This is the 30th in a series of posts on color reproduction. The series starts here.
In some of the testing I’ve been doing, I’ve been varying the intensity of the Westcott LED panels that I’ve been using, and expecting the spectrum of the lights to not change materially. Is that a good assumption? I devised a fairly extreme test.
The camera was the Sony a7RII, set in aperture mode so that it would vary the exposure as I varied the light level. The lens was the Sony 90mm f/2.8 FE macro. The lighting was two Westcott LED panels on full, with the color temperature set to 5000K. I made seven exposures. The first exposure was with the light intensity set to 100, then 75, then 50, then 37, then 25, and so on, all the way to 3, for roughly 6 stops of dynamic range in half-stop intervals.
The simulated reference was lit with D50 light. I developed in Lr with Adobe Standard profile, and all controls at their default settings except that I white balanced to the third gray patch from the left. I computed the mean and standard deviation (sigma) of a bunch of aggregate color measures.
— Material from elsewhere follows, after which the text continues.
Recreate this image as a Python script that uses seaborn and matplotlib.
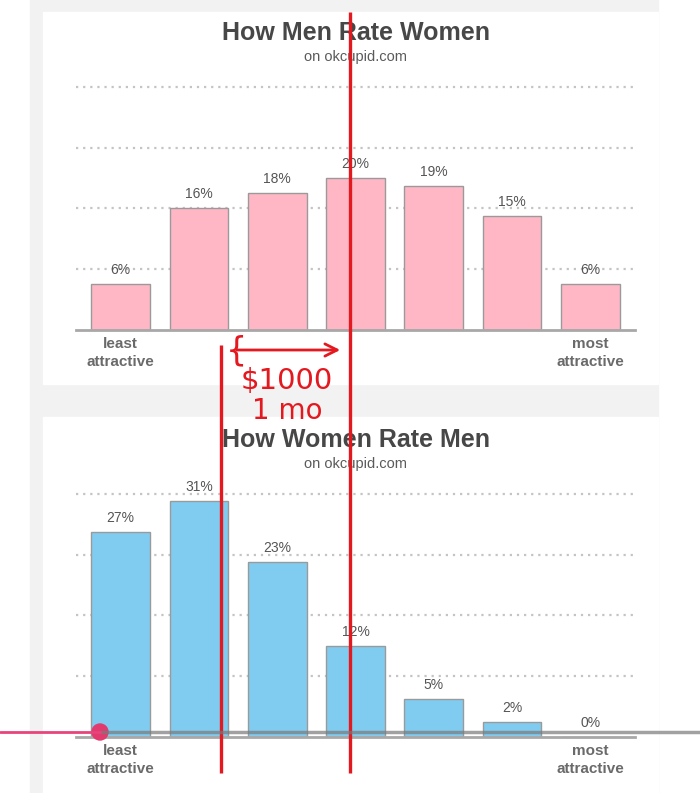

Here are the resulting statistics:
Not too bad, but a long way from great.
Let’s look at one of the measures, CIELab Delta E, versus light level setting:
You can see that things are pretty good until the setting is about 9, or a little over three stops down, then there’s a shift. Since we haven’t been using any levels below 50 so far, the work that I’ve already done should hold up. I’ll be careful in the future of dimming the panels below 10.
There’s one thing that I should mention. I ran the above tests during the day, and a little daylight leaked in to the room. It’s possible that the panels are doing fine, and that’s the reason for the shift.
I note that I white balanced the whole series to the exposure made with the light the brightest.